* **COLLECTED DATA**
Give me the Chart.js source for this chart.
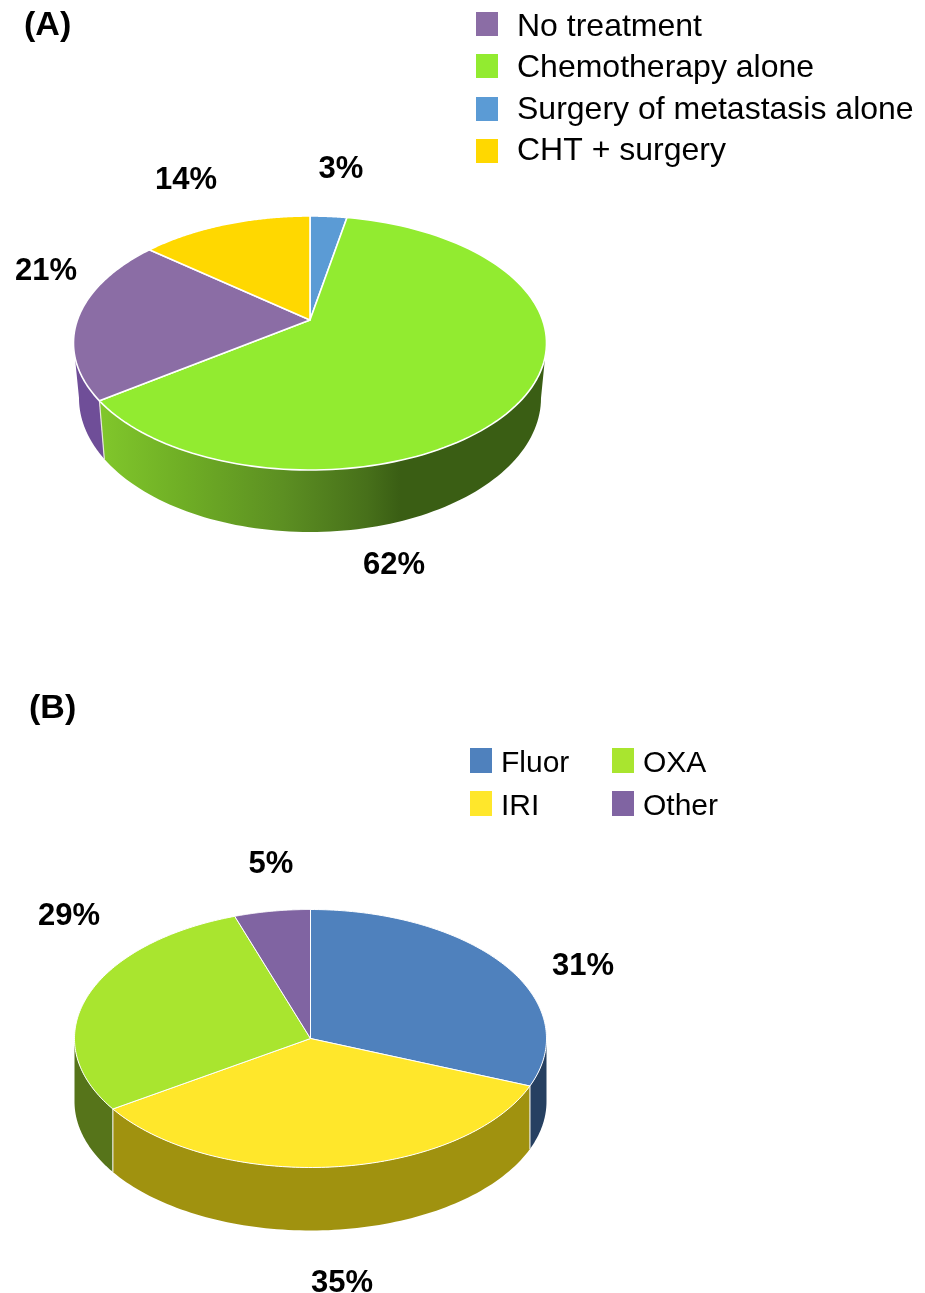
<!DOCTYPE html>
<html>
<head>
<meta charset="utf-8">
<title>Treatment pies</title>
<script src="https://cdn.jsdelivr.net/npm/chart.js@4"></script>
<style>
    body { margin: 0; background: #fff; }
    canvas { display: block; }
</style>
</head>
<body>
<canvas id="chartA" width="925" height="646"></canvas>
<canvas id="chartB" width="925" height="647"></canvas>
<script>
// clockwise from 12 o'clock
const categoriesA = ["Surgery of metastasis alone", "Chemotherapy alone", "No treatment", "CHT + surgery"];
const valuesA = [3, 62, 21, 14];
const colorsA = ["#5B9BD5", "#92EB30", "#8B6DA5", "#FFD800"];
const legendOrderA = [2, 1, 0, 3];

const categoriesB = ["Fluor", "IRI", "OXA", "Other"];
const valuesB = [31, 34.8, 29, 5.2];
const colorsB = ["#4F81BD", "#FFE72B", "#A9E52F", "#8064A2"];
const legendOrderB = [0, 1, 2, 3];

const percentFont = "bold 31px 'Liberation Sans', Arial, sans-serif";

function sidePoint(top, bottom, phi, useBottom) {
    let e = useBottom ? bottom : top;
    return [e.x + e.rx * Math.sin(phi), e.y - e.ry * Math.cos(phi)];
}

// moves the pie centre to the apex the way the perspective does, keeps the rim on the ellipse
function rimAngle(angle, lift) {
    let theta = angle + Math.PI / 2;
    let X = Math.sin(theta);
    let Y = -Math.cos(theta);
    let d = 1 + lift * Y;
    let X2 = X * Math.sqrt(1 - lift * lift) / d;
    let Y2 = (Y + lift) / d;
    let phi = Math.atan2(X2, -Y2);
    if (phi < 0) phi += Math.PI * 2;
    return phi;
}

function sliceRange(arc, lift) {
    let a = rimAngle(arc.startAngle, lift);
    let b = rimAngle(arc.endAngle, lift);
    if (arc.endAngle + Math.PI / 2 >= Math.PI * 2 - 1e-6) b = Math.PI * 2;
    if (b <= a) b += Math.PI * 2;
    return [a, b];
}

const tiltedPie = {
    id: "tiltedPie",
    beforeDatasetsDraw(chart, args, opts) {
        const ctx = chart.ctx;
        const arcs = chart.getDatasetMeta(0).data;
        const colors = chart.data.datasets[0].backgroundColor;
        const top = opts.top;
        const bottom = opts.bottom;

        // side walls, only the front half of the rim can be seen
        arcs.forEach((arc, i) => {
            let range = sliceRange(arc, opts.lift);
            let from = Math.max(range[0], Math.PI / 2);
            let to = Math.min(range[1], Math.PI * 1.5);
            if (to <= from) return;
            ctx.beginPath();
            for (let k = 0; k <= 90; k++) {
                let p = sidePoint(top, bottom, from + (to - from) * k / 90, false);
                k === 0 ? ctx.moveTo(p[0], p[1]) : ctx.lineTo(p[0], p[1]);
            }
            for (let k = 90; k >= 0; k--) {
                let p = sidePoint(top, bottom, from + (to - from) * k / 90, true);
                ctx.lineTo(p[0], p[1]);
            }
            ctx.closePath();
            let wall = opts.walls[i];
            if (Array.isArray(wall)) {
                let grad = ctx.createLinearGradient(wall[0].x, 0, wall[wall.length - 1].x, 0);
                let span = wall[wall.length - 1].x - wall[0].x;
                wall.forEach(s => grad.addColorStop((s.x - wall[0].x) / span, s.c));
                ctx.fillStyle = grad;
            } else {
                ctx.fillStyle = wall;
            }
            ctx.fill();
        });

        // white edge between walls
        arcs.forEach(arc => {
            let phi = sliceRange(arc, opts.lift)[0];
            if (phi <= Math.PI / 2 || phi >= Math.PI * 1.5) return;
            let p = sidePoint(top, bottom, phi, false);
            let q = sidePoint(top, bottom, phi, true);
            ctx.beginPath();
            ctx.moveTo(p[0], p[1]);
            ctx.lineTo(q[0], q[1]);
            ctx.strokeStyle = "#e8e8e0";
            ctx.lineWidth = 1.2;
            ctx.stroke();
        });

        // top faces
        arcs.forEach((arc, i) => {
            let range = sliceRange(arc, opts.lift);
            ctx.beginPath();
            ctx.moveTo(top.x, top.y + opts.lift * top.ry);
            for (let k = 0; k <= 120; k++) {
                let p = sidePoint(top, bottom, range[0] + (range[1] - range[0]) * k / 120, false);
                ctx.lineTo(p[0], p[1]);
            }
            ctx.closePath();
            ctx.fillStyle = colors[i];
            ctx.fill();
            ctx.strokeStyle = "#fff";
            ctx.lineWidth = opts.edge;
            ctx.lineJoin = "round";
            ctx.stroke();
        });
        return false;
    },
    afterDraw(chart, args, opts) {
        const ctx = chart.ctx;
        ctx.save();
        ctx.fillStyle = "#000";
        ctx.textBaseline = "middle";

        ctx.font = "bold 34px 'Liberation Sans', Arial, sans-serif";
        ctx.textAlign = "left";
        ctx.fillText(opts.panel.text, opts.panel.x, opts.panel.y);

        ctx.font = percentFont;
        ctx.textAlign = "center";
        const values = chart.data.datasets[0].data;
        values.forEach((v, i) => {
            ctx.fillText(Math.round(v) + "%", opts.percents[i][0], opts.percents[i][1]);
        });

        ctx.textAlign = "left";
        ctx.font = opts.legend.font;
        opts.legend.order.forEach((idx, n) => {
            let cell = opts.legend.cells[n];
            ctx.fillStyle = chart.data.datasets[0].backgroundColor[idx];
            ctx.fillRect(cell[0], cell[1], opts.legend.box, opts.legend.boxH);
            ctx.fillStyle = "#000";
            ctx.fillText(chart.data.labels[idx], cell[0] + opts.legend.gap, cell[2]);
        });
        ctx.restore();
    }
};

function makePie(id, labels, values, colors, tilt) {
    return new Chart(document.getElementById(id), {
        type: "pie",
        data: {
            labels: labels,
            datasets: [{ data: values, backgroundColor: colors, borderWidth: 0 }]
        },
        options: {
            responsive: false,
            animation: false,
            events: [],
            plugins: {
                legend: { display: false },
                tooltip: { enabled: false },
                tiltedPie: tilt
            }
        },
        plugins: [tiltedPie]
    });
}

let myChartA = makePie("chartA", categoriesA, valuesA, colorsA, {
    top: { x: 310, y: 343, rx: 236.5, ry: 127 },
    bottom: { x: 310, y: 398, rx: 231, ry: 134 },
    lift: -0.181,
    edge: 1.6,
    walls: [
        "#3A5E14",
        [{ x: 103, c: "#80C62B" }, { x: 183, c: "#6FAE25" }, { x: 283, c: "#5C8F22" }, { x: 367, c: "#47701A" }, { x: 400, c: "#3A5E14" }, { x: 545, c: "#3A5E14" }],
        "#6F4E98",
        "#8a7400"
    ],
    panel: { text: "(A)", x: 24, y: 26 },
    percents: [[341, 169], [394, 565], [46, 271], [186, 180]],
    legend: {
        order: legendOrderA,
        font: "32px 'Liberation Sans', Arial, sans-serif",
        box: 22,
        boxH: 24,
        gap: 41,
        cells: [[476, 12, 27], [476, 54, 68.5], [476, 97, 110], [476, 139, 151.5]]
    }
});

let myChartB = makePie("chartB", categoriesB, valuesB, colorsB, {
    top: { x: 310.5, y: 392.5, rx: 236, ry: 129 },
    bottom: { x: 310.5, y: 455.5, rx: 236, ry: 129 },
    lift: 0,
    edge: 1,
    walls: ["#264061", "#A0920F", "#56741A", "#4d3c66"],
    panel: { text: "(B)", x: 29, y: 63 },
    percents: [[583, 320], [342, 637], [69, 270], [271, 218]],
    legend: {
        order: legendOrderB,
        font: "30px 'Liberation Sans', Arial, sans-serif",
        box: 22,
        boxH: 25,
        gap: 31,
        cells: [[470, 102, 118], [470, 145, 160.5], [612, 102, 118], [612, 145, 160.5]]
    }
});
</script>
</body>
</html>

* **WHAT TO DO**
Could the lines from the top of the material through the line with "const legendOrderA = [2, 1, 0, 3];" be repeated exactly, pictures left out?

* **WRITTEN ANSWER**
Give me the Chart.js source for this chart.
<!DOCTYPE html>
<html>
<head>
<meta charset="utf-8">
<title>Treatment pies</title>
<script src="https://cdn.jsdelivr.net/npm/chart.js@4"></script>
<style>
    body { margin: 0; background: #fff; }
    canvas { display: block; }
</style>
</head>
<body>
<canvas id="chartA" width="925" height="646"></canvas>
<canvas id="chartB" width="925" height="647"></canvas>
<script>
// clockwise from 12 o'clock
const categoriesA = ["Surgery of metastasis alone", "Chemotherapy alone", "No treatment", "CHT + surgery"];
const valuesA = [3, 62, 21, 14];
const colorsA = ["#5B9BD5", "#92EB30", "#8B6DA5", "#FFD800"];
const legendOrderA = [2, 1, 0, 3];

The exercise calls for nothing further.